Der schiere Unanstand

Unser Vater behauptete immer, dass eine Geschichte, wenn sie nicht unanständig sei, langweile.

Nun ist das, was die Generation unserer Väter für unanständig hielt, von dem was heute als „dirty jokes“ oder „chistes verdes“ im Umlauf ist, weiter entfernt als Königsberg von Köln.

Wenn die Autofahrerei zu lange wurde, sangen wir mit Vater:

„Leicht und sicher springt der Floh ohne Sprungbrett über den Popo-o.“

Wir kringelten uns vor Vergnügen.

Später, das war dann schon intellektuell anspruchsvoller, dichteten wir mit ihm Verse, die nur eine Bedingung hatten: Das Wort Scheiße musste darin vorkommen.

Unübertroffen diese beiden:

„Wer Scheiße auf den Dachfirst klebt, beweist, dass er nach Höh‘rem strebt“

und

„Scheiße in der Lampenschale verbreitet trübes Licht im Saale.“

Unschwer erkennt man, dass solcherart eine Fahrt nach München im Fluge verging, der Beweglichkeit des Hirnkastens diente und natürlich das Höchstmögliche an Unanstand herausgeholt wurde.

Witze oder Geschichten, die das Geschlechtliche auch nur streiften, waren tabu. Wahrscheinlich denken deshalb fast alle unsere europäischen Nachbarn, die Deutschen hätten keinen Humor. Wenn man sich in Heathrow die Schuhe putzen lässt, fallen einem schier die Ohren ab, seil der „shoe shine man“ nur Limericks vorträgt, die unter Kennern ja nur dann gut als gut gelten, wenn sie alles was gute Erziehung bedeutet, hinter sich gelassen haben.
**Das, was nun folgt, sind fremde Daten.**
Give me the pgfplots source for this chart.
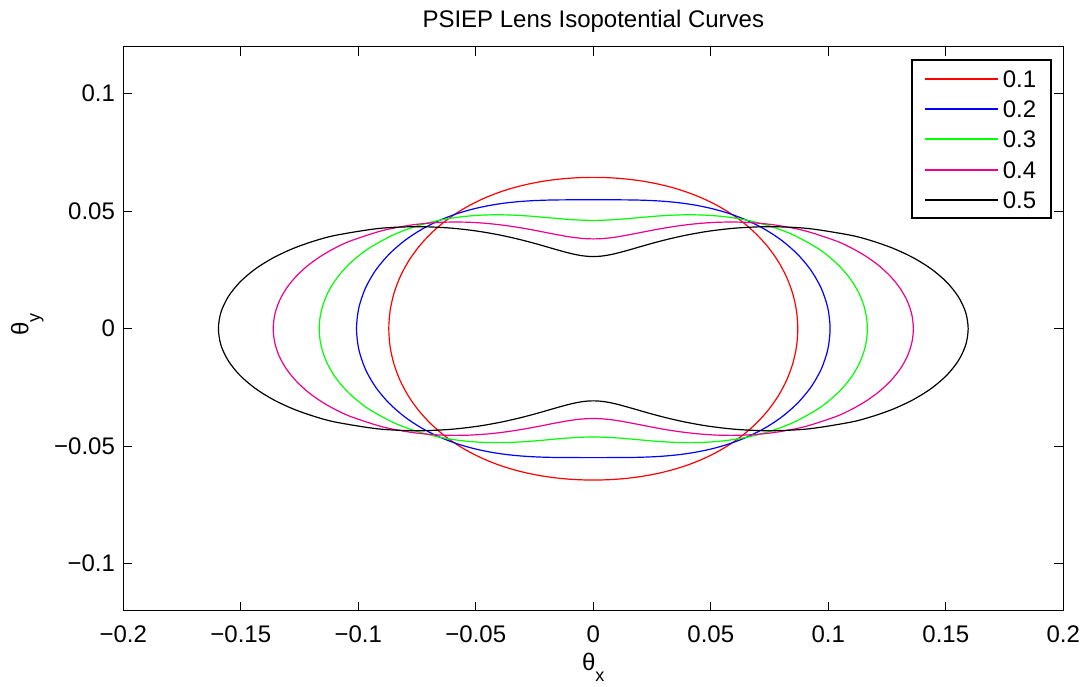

Kurzum, man war prüde. Meinem Bruder passierte es noch, dass der Hausherr die Töchter aus dem Zimmer schickte, um ihm einen unanständigen Witz zu erzählen. Ein Nachttopf kam darin vor.

Als mein Großvater, das 20. Jahrhundert war noch neu, in der Neumark als Bräutigam bei den zukünftigen Schwiegereltern Besuch machte, wurde beim Mittagessen darüber gesprochen, dass ein entfernter Onkel von einer Asienreise gesund zurückgekommen sei, obwohl er mit dem Schiff einen Tornado habe durchfahren müssen.

Der Bräutigam stutzte und überlegte dann laut. „Tornado, Tornado, wo habe ich heute schon das Wort Tornado gelesen?“

Der Hausherr versuchte durch Jagdgeschichten ein neues Thema anzuschneiden, aber der Bräutigam insistierte. Es lässt mir keine Ruhe, Tornado, Irgendwo habe ich heute schon einmal das Wort „Tornado“ gelesen. Friederike, die jüngste Tochter, kicherte und wurde des Raumes verwiesen. Die Braut, als solche durfte sie neben ihm sitzen, knuffte unter dem Tisch, worauf der Bräutigam rief: „Clara, was knuffst du mich unter dem Tisch?“

Nun wusste der Hausherr keinen weiteren Rat mehr. Er bat seinen Ältesten: „Franz-Just, nimm doch bitte mal den Siegfried vor die Tür.“

Dort klärte der zukünftige Schwager den Bräutigam auf, dass das Wort „Tornado“ in blauer Schrift in den erst kürzlich von der Firma Villeroy & Boch gelieferten Wasserklosetts zu lesen sei.

Leider gibt es das Modell nicht mehr.